What we found when we put these things together was that basically everything is moving away from us, but– here’s the kicker– the closer, newer stars are moving away from us proportionally faster than older stars. The universe is not only expanding, but the expansion is accelerating.

Cosmologists don’t know what’s causing this. The convention has been to refer to it as “dark energy” since the cause of the expansion is generally fudged-in as an energy term in our equations, but we don’t really know if it’s a hidden form of energy, an emergent property of space, or something even more esoteric. There are theories, but they tend to be mathematically inelegant – and given our lack of a high-resolution expansion timeline, remain little more than untested guesses. If it is actually energy, there’s a lot of it:

Pretty large for a fudge-factor. Image credit: NASA.

 

A shameless plug for a pet theory:

I don’t know what Dark Energy is, but I do actually have a guess. If you’re in the mood for some cosmological speculation, and particularly if you’re in a position to give feedback on such, I encourage you to check it out. Like any new theory, it’s probably wrong– but based on my reading of the field, I don’t think it’s more likely to be wrong than other theories on the topic, and throwing one’s hat in the ring is how science progresses.

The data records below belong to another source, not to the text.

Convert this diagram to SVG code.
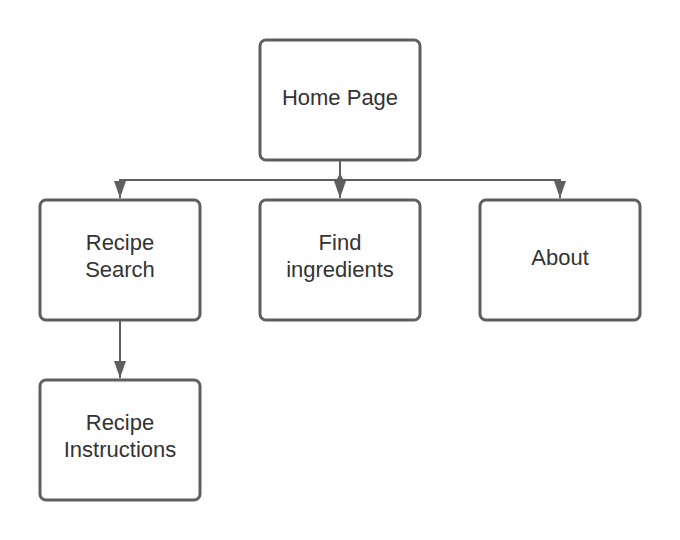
<svg xmlns="http://www.w3.org/2000/svg" width="680" height="540" viewBox="0 0 680 540">
<style>
.box{fill:#fff;stroke:#5e5e5e;stroke-width:3}
.t{font-family:"Liberation Sans",Arial,sans-serif;font-size:22px;fill:#333;text-anchor:middle}
.c{fill:none;stroke:#5e5e5e;stroke-width:2}
.ah{fill:#5e5e5e}
</style>
<rect width="680" height="540" fill="#fff"/>
<g id="connectors">
<path class="c" d="M340,160 V198"/>
<path class="c" d="M340,180 H120 V198"/>
<path class="c" d="M340,180 H560 V198"/>
<path class="c" d="M120,320 V378"/>
<path class="ah" d="M114,181 H126 L120,198 Z"/>
<path class="ah" d="M334,181 H346 L340,198 Z"/>
<path class="ah" d="M554,181 H566 L560,198 Z"/>
<path class="ah" d="M114,361 H126 L120,378 Z"/>
<path class="ah" d="M340,173 L343.5,180 L340,187 L336.5,180 Z"/>
</g>
<g id="home"><rect class="box" x="260" y="40" width="160" height="120" rx="6"/><text class="t" x="340" y="105">Home Page</text></g>
<g id="search"><rect class="box" x="40" y="200" width="160" height="120" rx="6"/><text class="t" x="120" y="250">Recipe</text><text class="t" x="120" y="277">Search</text></g>
<g id="ingredients"><rect class="box" x="260" y="200" width="160" height="120" rx="6"/><text class="t" x="340" y="250">Find</text><text class="t" x="340" y="277">ingredients</text></g>
<g id="about"><rect class="box" x="480" y="200" width="160" height="120" rx="6"/><text class="t" x="560" y="265">About</text></g>
<g id="instructions"><rect class="box" x="40" y="380" width="160" height="120" rx="6"/><text class="t" x="120" y="430">Recipe</text><text class="t" x="120" y="457">Instructions</text></g>
</svg>
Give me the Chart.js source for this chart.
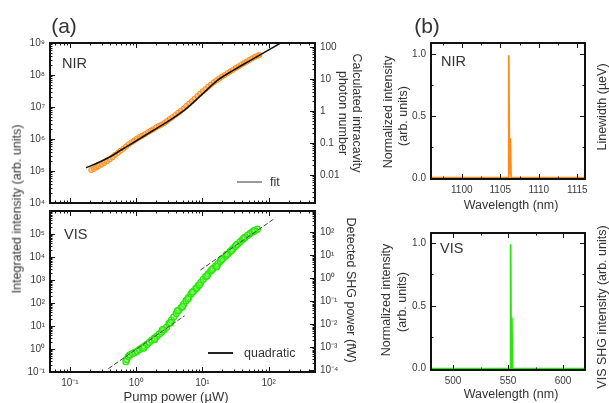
<!DOCTYPE html>
<html>
<head>
<meta charset="utf-8">
<script src="https://cdn.jsdelivr.net/npm/chart.js@4/dist/chart.umd.min.js"></script>
<style>
  body { margin: 0; background: #fff; font-family: "Liberation Sans", Arial, sans-serif; color: #333; }
  #wrap { position: relative; width: 609px; height: 403px; overflow: hidden; }
  canvas { position: absolute; left: 0; top: 0; }
  .t { position: absolute; white-space: nowrap; line-height: 1; }
  .leg { position: absolute; height: 1.5px; }
</style>
</head>
<body>
<div id="wrap">
  <canvas id="nirPowerChart" width="609" height="403"></canvas>
  <canvas id="visPowerChart" width="609" height="403"></canvas>
  <canvas id="nirSpecChart" width="609" height="403"></canvas>
  <canvas id="visSpecChart" width="609" height="403"></canvas>
</div>
<script>
// (a) NIR: integrated intensity vs pump power (uW)
const nirPower = [0.21, 0.23, 0.25, 0.27, 0.30, 0.33, 0.36, 0.40, 0.44, 0.48,
                  0.53, 0.58, 0.64, 0.70, 0.77, 0.85, 0.93, 1.02, 1.12, 1.23,
                  1.35, 1.5, 1.65, 1.8, 2.0, 2.2, 2.4, 2.65, 2.9, 3.2,
                  3.5, 3.9, 4.3, 4.7, 5.2, 5.7, 6.3, 6.9, 7.6, 8.4,
                  9.2, 10.1, 11.1, 12.2, 13.4, 14.8, 16.3, 17.9, 19.7, 21.7,
                  23.9, 26.3, 28.9, 31.8, 35, 38.5, 42.3, 46.5, 51, 56,
                  62, 68, 72];
const nirIntensity = [1.07e5, 1.17e5, 1.29e5, 1.41e5, 1.58e5, 1.78e5, 2.0e5, 2.3e5, 2.7e5, 3.2e5,
                      3.7e5, 4.3e5, 5.0e5, 5.8e5, 6.8e5, 7.9e5, 8.9e5, 1.02e6, 1.15e6, 1.26e6,
                      1.41e6, 1.62e6, 1.82e6, 2.0e6, 2.3e6, 2.57e6, 2.8e6, 3.16e6, 3.6e6, 4.2e6,
                      4.8e6, 5.6e6, 6.6e6, 7.6e6, 8.9e6, 1.07e7, 1.29e7, 1.51e7, 1.82e7, 2.2e7,
                      2.6e7, 3.1e7, 3.6e7, 4.3e7, 5.0e7, 5.9e7, 6.8e7, 7.8e7, 8.9e7, 1.0e8,
                      1.15e8, 1.29e8, 1.45e8, 1.66e8, 1.86e8, 2.1e8, 2.35e8, 2.6e8, 2.95e8, 3.3e8,
                      3.7e8, 4.0e8, 4.2e8];
const fitPower = [0.175, 0.25, 0.38, 0.6, 1.07, 1.8, 3.0, 5.4, 9.5, 17, 30, 60, 170];
const fitIntensity = [1.26e5, 1.72e5, 2.6e5, 4.6e5, 9.5e5, 1.85e6, 3.5e6, 8.1e6, 2.3e7, 6.9e7, 1.45e8, 3.3e8, 1.15e9];

// (a) VIS: SHG intensity vs pump power
const visPower = [0.70, 0.72, 0.76, 0.80, 0.88, 0.95, 1.03, 1.12, 1.22, 1.33,
                  1.45, 1.58, 1.72, 1.87, 2.04, 2.22, 2.42, 2.63, 2.87, 3.12,
                  3.40, 3.70, 4.03, 4.39, 4.78, 5.2, 5.66, 6.17, 6.72, 7.3,
                  7.95, 8.66, 9.43, 10.3, 11.2, 12.2, 13.3, 14.5, 15.8, 17.2,
                  18.7, 20.4, 22.2, 24.2, 26.4, 28.7, 31.3, 34.1, 37.1, 40.4,
                  44.0, 48.0, 52.3, 57, 62, 67.5,
                  1.3, 1.9, 2.5, 3.3, 4.2, 5.0, 6.0, 7.0, 8.2, 9.0,
                  11.7, 13.9, 16.5, 19.5, 23.2, 27.5, 32.7, 42, 60];
const visIntensity = [0.28, 0.35, 0.47, 0.55, 0.63, 0.71, 0.79, 0.95, 1.12, 1.32,
                      1.58, 1.95, 2.4, 2.95, 3.5, 4.4, 5.5, 6.8, 8.9, 13,
                      18, 25, 35, 48, 63, 89, 126, 174, 240, 316,
                      427, 575, 794, 1070, 1410, 1860, 2450, 3160, 3980, 5130,
                      6610, 8510, 10700, 13800, 17800, 22900, 28800, 36300, 46800, 57500,
                      70800, 87000, 105000, 123000, 141000, 162000,
                      1.1, 2.6, 6.9, 14, 46, 70, 150, 300, 450, 600,
                      1500, 2800, 3800, 7800, 13000, 19000, 34000, 66000, 140000];
const quadLowPower = [0.38, 5.4];
const quadLowIntensity = [0.14, 28];
const quadHighPower = [9.3, 126];
const quadHighIntensity = [2700, 5.0e5];

// (b) spectra
const nirWavelength = [1096, 1106.0, 1106.1, 1106.2, 1106.3, 1106.4, 1116];
const nirSpectrum = [0, 0, 0.99, 0.03, 0.32, 0, 0];
const visWavelength = [480, 552.0, 552.4, 552.9, 553.5, 554.0, 620];
const visSpectrum = [0, 0, 0.99, 0.03, 0.41, 0, 0];

// tick labels
const nirTicks = [1e4, 1e5, 1e6, 1e7, 1e8, 1e9];
const photonTicks = [0.01, 0.1, 1, 10, 100];
const visTicks = [1e-1, 1e0, 1e1, 1e2, 1e3, 1e4, 1e5];
const shgTicks = [1e-4, 1e-3, 1e-2, 1e-1, 1e0, 1e1, 1e2];
const powerTicks = [0.1, 1, 10, 100];
const nirWlTicks = [1100, 1105, 1110, 1115];
const visWlTicks = [500, 550, 600];
const normTicks = [0, 0.5, 1.0];

const ORANGE = 'rgb(255,140,25)';
const GREEN = 'rgb(40,232,10)';

Chart.defaults.font.family = '"Liberation Sans", Arial, sans-serif';
Chart.defaults.animation = false;
Chart.defaults.responsive = false;

const SUP = { '-': '⁻', '0': '⁰', '1': '¹', '2': '²', '3': '³', '4': '⁴', '5': '⁵', '6': '⁶', '7': '⁷', '8': '⁸', '9': '⁹' };
const pow10 = v => '10' + String(Math.round(Math.log10(v))).split('').map(c => SUP[c]).join('');
const pairs = (xs, ys) => xs.map((x, i) => ({ x: x, y: ys[i] }));

function tickList(scale, step) {
  const out = [];
  if (scale.type === 'logarithmic') {
    const lo = Math.floor(Math.log10(scale.min)), hi = Math.ceil(Math.log10(scale.max));
    for (let e = lo; e <= hi; e++) {
      for (let k = 1; k < 10; k++) {
        const v = k * Math.pow(10, e);
        if (v >= scale.min * 0.999 && v <= scale.max * 1.001) out.push([v, k === 1]);
      }
    }
  } else {
    const [major, minor] = step;
    const first = Math.ceil(scale.min / minor - 1e-9);
    for (let i = first; i * minor <= scale.max + 1e-9; i++) {
      const v = i * minor;
      out.push([v, Math.abs(v / major - Math.round(v / major)) < 1e-6]);
    }
  }
  return out;
}

// inward ticks on all four sides plus a heavy frame
const frameTicks = {
  id: 'frameTicks',
  afterDatasetsDraw(chart, args, opts) {
    const { ctx, chartArea: a, scales } = chart;
    ctx.save();
    ctx.strokeStyle = '#111';
    ctx.lineWidth = 1;
    ctx.beginPath();
    for (const [side, id] of Object.entries(opts.sides)) {
      const s = scales[id];
      for (const [v, major] of tickList(s, (opts.steps || {})[id])) {
        const len = major ? 5 : 2.5;
        const p = Math.round(s.getPixelForValue(v)) + 0.5;
        if (side === 'bottom') { ctx.moveTo(p, a.bottom); ctx.lineTo(p, a.bottom - len); }
        if (side === 'top') { ctx.moveTo(p, a.top); ctx.lineTo(p, a.top + len); }
        if (side === 'left') { ctx.moveTo(a.left, p); ctx.lineTo(a.left + len, p); }
        if (side === 'right') { ctx.moveTo(a.right, p); ctx.lineTo(a.right - len, p); }
      }
    }
    ctx.stroke();
    ctx.lineWidth = 2;
    ctx.strokeRect(a.left, a.top, a.right - a.left, a.bottom - a.top);
    ctx.restore();
  }
};

function labelAxis(type, position, min, max, values, fmt, size) {
  return {
    type: type, position: position, min: min, max: max,
    grid: { display: false, drawTicks: false },
    border: { display: false },
    afterBuildTicks: s => { s.ticks = values.map(v => ({ value: v })); },
    afterFit: s => { if (position === 'left' || position === 'right') s.width = size; else s.height = size; },
    ticks: { autoSkip: false, maxRotation: 0, padding: 5, color: '#3a3a3a', font: { size: 10 }, callback: fmt }
  };
}

const basePlugins = { legend: { display: false }, tooltip: { enabled: false } };

// (a) top: NIR
new Chart(document.getElementById('nirPowerChart'), {
  type: 'scatter',
  data: {
    datasets: [
      { data: pairs(fitPower, fitIntensity), showLine: true, borderColor: '#111', borderWidth: 1.6,
        pointRadius: 0, cubicInterpolationMode: 'monotone' },
      { data: pairs(nirPower, nirIntensity), borderColor: ORANGE, backgroundColor: 'rgba(255,165,80,0.55)',
        pointRadius: 2.6, borderWidth: 1 }
    ]
  },
  options: {
    layout: { padding: { left: 10, right: 244, top: 43, bottom: 200 } },
    scales: {
      x: { type: 'logarithmic', min: 0.05, max: 500, display: false },
      y: labelAxis('logarithmic', 'left', 1e4, 1e9, nirTicks, v => pow10(v), 40),
      y2: labelAxis('logarithmic', 'right', 1.334e-3, 133.4, photonTicks, v => String(v), 50)
    },
    plugins: Object.assign({ frameTicks: { sides: { top: 'x', bottom: 'x', left: 'y', right: 'y2' } } }, basePlugins)
  },
  plugins: [frameTicks]
});

// (a) bottom: VIS
new Chart(document.getElementById('visPowerChart'), {
  type: 'scatter',
  data: {
    datasets: [
      { data: pairs(quadLowPower, quadLowIntensity), showLine: true, borderColor: '#444', borderWidth: 1,
        borderDash: [5, 2], pointRadius: 0 },
      { data: pairs(quadHighPower, quadHighIntensity), showLine: true, borderColor: '#444', borderWidth: 1,
        borderDash: [5, 2], pointRadius: 0 },
      { data: pairs(visPower, visIntensity), borderColor: GREEN, backgroundColor: 'rgba(150,255,120,0.35)',
        pointRadius: 3, borderWidth: 1.3 }
    ]
  },
  options: {
    layout: { padding: { left: 10, right: 244, top: 211, bottom: 11 } },
    scales: {
      x: labelAxis('logarithmic', 'bottom', 0.05, 500, powerTicks, v => pow10(v), 20),
      y: labelAxis('logarithmic', 'left', 0.1, 1e6, visTicks, v => pow10(v), 40),
      y2: labelAxis('logarithmic', 'right', 8.43e-5, 843, shgTicks, v => pow10(v), 50)
    },
    plugins: Object.assign({ frameTicks: { sides: { top: 'x', bottom: 'x', left: 'y', right: 'y2' } } }, basePlugins)
  },
  plugins: [frameTicks]
});

// (b) top: NIR spectrum
new Chart(document.getElementById('nirSpecChart'), {
  type: 'scatter',
  data: {
    datasets: [
      { data: pairs(nirWavelength, nirSpectrum), showLine: true, borderColor: ORANGE, borderWidth: 1.8,
        pointRadius: 0 }
    ]
  },
  options: {
    layout: { padding: { left: 401, right: 24, top: 43, bottom: 204 } },
    scales: {
      x: labelAxis('linear', 'bottom', 1096, 1116, nirWlTicks, v => String(v), 20),
      y: labelAxis('linear', 'left', -0.01, 1.09, normTicks, v => v.toFixed(1), 30)
    },
    plugins: Object.assign({ frameTicks: { sides: { top: 'x', bottom: 'x', left: 'y', right: 'y' },
      steps: { x: [5, 2.5], y: [0.5, 0.25] } } }, basePlugins)
  },
  plugins: [frameTicks]
});

// (b) bottom: VIS spectrum
new Chart(document.getElementById('visSpecChart'), {
  type: 'scatter',
  data: {
    datasets: [
      { data: pairs(visWavelength, visSpectrum), showLine: true, borderColor: GREEN, borderWidth: 1.8,
        pointRadius: 0 }
    ]
  },
  options: {
    layout: { padding: { left: 401, right: 24, top: 233, bottom: 13 } },
    scales: {
      x: labelAxis('linear', 'bottom', 480, 620, visWlTicks, v => String(v), 20),
      y: labelAxis('linear', 'left', -0.01, 1.08, normTicks, v => v.toFixed(1), 30)
    },
    plugins: Object.assign({ frameTicks: { sides: { top: 'x', bottom: 'x', left: 'y', right: 'y' },
      steps: { x: [50, 25], y: [0.5, 0.25] } } }, basePlugins)
  },
  plugins: [frameTicks]
});

// text: panel letters, axis titles, labels, legends
const wrap = document.getElementById('wrap');
function addText(txt, x, y, size, rot, anchor) {
  const d = document.createElement('div');
  d.className = 't';
  d.textContent = txt;
  d.style.fontSize = size + 'px';
  d.style.left = x + 'px';
  d.style.top = y + 'px';
  if (anchor === 'left') d.style.transform = 'translate(0,-50%)';
  else d.style.transform = 'translate(-50%,-50%) rotate(' + (rot || 0) + 'deg)';
  wrap.appendChild(d);
}
function addLine(x1, x2, y, color) {
  const d = document.createElement('div');
  d.className = 'leg';
  d.style.left = x1 + 'px';
  d.style.width = (x2 - x1) + 'px';
  d.style.top = (y - 0.75) + 'px';
  d.style.background = color;
  wrap.appendChild(d);
}

addText('(a)', 64, 25, 21, 0);
addText('(b)', 427, 25, 21, 0);
addText('NIR', 62, 63, 14.5, 0, 'left');
addText('VIS', 64, 234, 14.5, 0, 'left');
addText('NIR', 441, 61, 14.5, 0, 'left');
addText('VIS', 440, 248, 14.5, 0, 'left');

addText('Integrated intensity (arb. units)', 17, 209, 12.5, -90);
addText('Pump power (\u00b5W)', 176, 396, 13, 0);
addText('Calculated intracavity', 357, 113, 12.5, 90);
addText('photon number', 343, 113, 12.5, 90);
addText('Detected SHG power (fW)', 351, 290, 12.5, 90);

addText('Normalized intensity', 388, 112, 12.5, -90);
addText('(arb. units)', 403, 116, 12.5, -90);
addText('Linewidth (\u00b5eV)', 602, 107, 12.5, -90);
addText('Wavelength  (nm)', 511, 205, 12.5, 0);

addText('Normalized intensity', 386, 300, 12.5, -90);
addText('(arb. units)', 402, 302, 12.5, -90);
addText('VIS SHG intensity (arb. units)', 602, 307, 12.5, -90);
addText('Wavelength  (nm)', 511, 394, 12.5, 0);

addLine(237, 262, 182, '#999');
addText('fit', 270, 182, 12.5, 0, 'left');
addLine(208, 233, 353, '#222');
addText('quadratic', 244, 353, 12.5, 0, 'left');
</script>
</body>
</html>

A Suggested Model for Dark Energy.

 

[1] Another major mystery is why there’s way more matter than antimatter in the universe. “Antimatter” sounds so weird and esoteric, but it’s actually rather common– there’s probably lots of antimatter popping in and out of existence in the room you’re in now. We commonly create antimatter in labs, and it actually forms the basis for tech like PET scans. It’s just that matter is WAY more common, and there’s no a priori reason we can see that this should be the case. I talked a bit about this in my 2008 obituary of John Wheeler.